- Interactive map of Zasheyek
- Zasheyek Location of Zasheyek Zasheyek Zasheyek (Murmansk Oblast)
- Coordinates: 67°24′N 32°33′E﻿ / ﻿67.400°N 32.550°E
- Country: Russia
- Federal subject: Murmansk Oblast
- Rural locality status since: January 1, 2005
- Elevation: 142 m (466 ft)

Population (2010 Census)
- • Total: 901
- • Estimate (2021): 554 (−38.5%)

Administrative status
- • Subordinated to: Polyarnye Zori Town with Jurisdictional Territory

Municipal status
- • Urban okrug: Polyarnye Zori Urban Okrug
- Time zone: UTC+3 (MSK )
- Postal code: 184225
- OKTMO ID: 47719000106

= Zasheyek, Murmansk Oblast =

Zasheyek (Заше́ек) is a rural locality (an inhabited locality) in administrative jurisdiction of Polyarnye Zori Town with Jurisdictional Territory in Murmansk Oblast, Russia, located beyond the Arctic Circle on the Kola Peninsula at a height of 142 m above sea level. Population: 901 (2010 Census).

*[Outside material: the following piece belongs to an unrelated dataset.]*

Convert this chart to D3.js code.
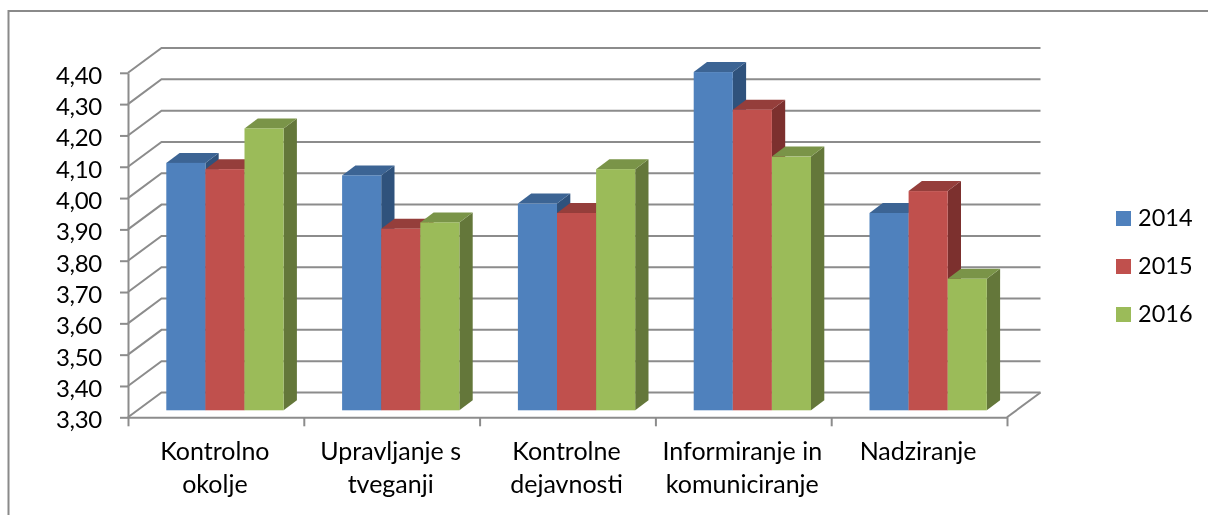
<!DOCTYPE html>
<html><head><meta charset="utf-8">
<script src="https://cdn.jsdelivr.net/npm/d3@7"></script>
<style>
html,body{margin:0;padding:0;background:#fff}
svg{display:block;filter:blur(0.35px)}
text{font-family:Lato,"Noto Sans",sans-serif;fill:#000}
</style></head><body>
<svg id="c" width="1208" height="515"></svg>
<script>
const categories=["Kontrolno okolje","Upravljanje s tveganji","Kontrolne dejavnosti","Informiranje in komuniciranje","Nadziranje"];
const seriesNames=["2014","2015","2016"];
const values2014=[4.09,4.05,3.96,4.38,3.93];
const values2015=[4.07,3.88,3.93,4.26,4.00];
const values2016=[4.20,3.90,4.07,4.11,3.72];
const yTicks=[3.3,3.4,3.5,3.6,3.7,3.8,3.9,4.0,4.1,4.2,4.3,4.4];
const frontColors=["#4F81BD","#C0504D","#9BBB59"];
const topColors=["#3C6494","#953E3B","#7A9448"];
const sideColors=["#2F527C","#7C302E","#64773A"];
const seriesValues=[values2014,values2015,values2016];

const GRID="#8C8C8C";
const svg=d3.select("#c");
const plotL=128,plotR=1007,plotB=417.3,plotT=72.8;
const wallDx=33.5,wallDy=-24.8, barDx=13.3,barDy=-10, floorLift=7;
const y=d3.scaleLinear().domain([3.3,4.4]).range([plotB,plotT]);
const x=d3.scaleBand().domain(categories).range([plotL,plotR]);
const xs=d3.scaleBand().domain(seriesNames).range([38.3,155.6]);
const fmt=v=>v.toFixed(2).replace(".",",");

// frame
svg.append("path").attr("d",`M8.5,515V11H1208`).attr("fill","none").attr("stroke","#8A8A8A").attr("stroke-width",2);

// walls
const walls=svg.append("g").attr("fill","none").attr("stroke",GRID).attr("stroke-width",2);
walls.selectAll(".g").data(yTicks).join("path")
  .attr("d",v=>`M${plotL},${y(v)}L${plotL+wallDx},${y(v)+wallDy}H${plotR+wallDx}`);
walls.append("path").attr("d",`M${plotR},${y(3.3)}L${plotR+wallDx},${y(3.3)+wallDy}`);

// bars
const rows=categories.flatMap((c,i)=>seriesNames.map((s,j)=>({c,s,j,v:seriesValues[j][i]})));
const bars=svg.append("g").selectAll("g").data(rows).join("g");
const bw=xs.bandwidth();
const X0=d=>x(d.c)+xs(d.s), YT=d=>y(d.v)-floorLift, YB=y(3.3)-floorLift;
bars.append("path").attr("fill",d=>sideColors[d.j])
  .attr("d",d=>`M${X0(d)+bw},${YT(d)}l${barDx},${barDy}V${YB+barDy}L${X0(d)+bw},${YB}Z`);
bars.append("path").attr("fill",d=>topColors[d.j])
  .attr("d",d=>`M${X0(d)},${YT(d)}l${barDx},${barDy}h${bw}l${-barDx},${-barDy}Z`);
bars.append("rect").attr("fill",d=>frontColors[d.j])
  .attr("x",X0).attr("y",YT).attr("width",bw).attr("height",d=>YB-YT(d));

// y axis
const yAxis=svg.append("g").attr("transform",`translate(${plotL},0)`)
  .call(d3.axisLeft(y).tickValues(yTicks).tickFormat(fmt).tickSize(8).tickSizeOuter(0).tickPadding(18));
yAxis.selectAll("path,line").attr("stroke",GRID).attr("stroke-width",2);
yAxis.selectAll("text").attr("font-size",24).attr("dy","0.44em").attr("letter-spacing","-0.3").style("font-family","Lato");

// x axis: tick marks on band edges, labels on band centres
const xEdge=d3.scaleLinear().domain([0,categories.length]).range([plotL,plotR]);
const xAxis=svg.append("g").attr("transform",`translate(0,${plotB})`)
  .call(d3.axisBottom(xEdge).ticks(categories.length).tickFormat("").tickSize(9).tickSizeOuter(0));
xAxis.selectAll("path,line").attr("stroke",GRID).attr("stroke-width",2);

const xLabels=svg.append("g").selectAll("text").data(categories).join("text")
  .attr("text-anchor","middle").attr("font-size",25);
xLabels.each(function(c){
  const t=d3.select(this), cx=x(c)+x.bandwidth()/2-1;
  const words=c.split(" "); let lines=[],cur="";
  words.forEach(w=>{
    const tryL=cur?cur+" "+w:w;
    t.text(tryL);
    if(this.getComputedTextLength()>x.bandwidth()-6&&cur){lines.push(cur);cur=w;} else cur=tryL;
  });
  lines.push(cur);
  t.text(null);
  lines.forEach((l,i)=>t.append("tspan").attr("x",cx).attr("y",460+i*33).text(l));
});

// legend
const legY=d3.scalePoint().domain(seriesNames).range([211,307]);
const leg=svg.append("g").selectAll("g").data(seriesNames).join("g")
  .attr("transform",s=>`translate(1116,${legY(s)})`);
leg.append("rect").attr("width",15).attr("height",15).attr("fill",(s,i)=>frontColors[i]);
leg.append("text").attr("x",22).attr("y",15).attr("font-size",23.5).text(s=>s);
</script>
</body></html>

Zasheyek was classified as an urban locality by the All-Russian Central Executive Committee (VTsIK) Resolution of August 20, 1935, when it was granted work settlement status. However, after the resolution had been published, it was pointed out that Zasheyek is simultaneously listed in Kirovsky District of Murmansk Okrug and in the Karelian ASSR, thus once again bringing attention to the issue with the border between the okrug and the Karelian ASSR. The joint meeting of the representatives of Murmansk Okrug and Karelia, which took place on April 15, 1936, was unable to resolve the situation. Only on April 1, 1937 the Presidium of the VTsIK approved the petition for transfer of several inhabited localities (including the work settlement of Zasheyek); however, the VTsIK did not list all of the inhabited localities being transferred by name, which led to the continuation of the dispute. After some back and forth, on July 15, 1937, the Presidium of the Murmansk Okrug Executive Committee called the problem "artificial" and declared that the transfer should not have even been discussed, since the inhabited locality in question had never officially been transferred out of the okrug and was being served solely by the Murmansk Okrug organizations anyway. Furthermore, the Presidium refused to approve the conciliatory commission's findings and petitioned to rescind the VTsIK's resolution of April 1, 1937 and to officially document the border between Murmansk Okrug and the Karelian ASSR. The disagreements continued, and the issue had not been officially resolved until 1938, when the transformation of Murmansk Okrug into Murmansk Oblast with the subsequent transfer of Kandalakshsky District to the oblast rendered the problem moot.

Zasheyek was demoted back to a rural locality on January 1, 2005.